Prep 20 mins
Cook 1 hr
What a great Spring/Summertime dessert!
- 4 cups flour
- 3 tablespoons poppy seeds
- 2 teaspoons baking powder
- 1⁄2 teaspoon baking soda
- 1⁄2 teaspoon salt
- 2 cups sugar
- 2 -4 tablespoons lemon zest
- 1 cup butter, room temperature
- 4 eggs
- 2 teaspoons vanilla extract
- 1 1⁄2 cups buttermilk
- 4 tablespoons lemon juice
- 1 1⁄2 cups blueberries (fresh or frozen)
for the glaze
- 1 cup powdered sugar
- 3 tablespoons lemon juice
- Pre heat oven to 350 degrees.
- Grease two loaf pans.
- In a bowl, combine dry ingredients.
- In another bowl, mix the lemon zest and sugar until sugar turns yellow.
- Add the butter to the sugar and mix until fluffy and white, about 3 – 5 minutes.
- Add the eggs one at a time and mix well after each one.
- Add the vanilla, lemon juice and buttermilk, and mix well.
- Add the dry ingredients all at once, and mix well.

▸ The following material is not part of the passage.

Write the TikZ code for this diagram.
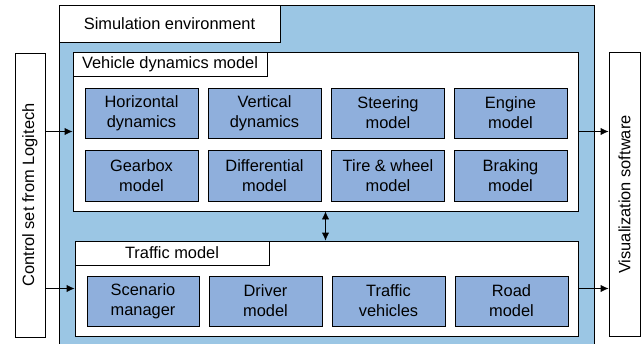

- Fold in the blueberries.
- Add the batter into the loaf pans, and bake for about 1 hour, or until a toothpick inserted comes out clean.
- Allow cakes to cool completely before adding the icing.
- To make the icing, mix the lemon juice and the powdered sugar until combined and smooth.
- Remove the cakes from their pans, poke holes in the top and brush on the icing.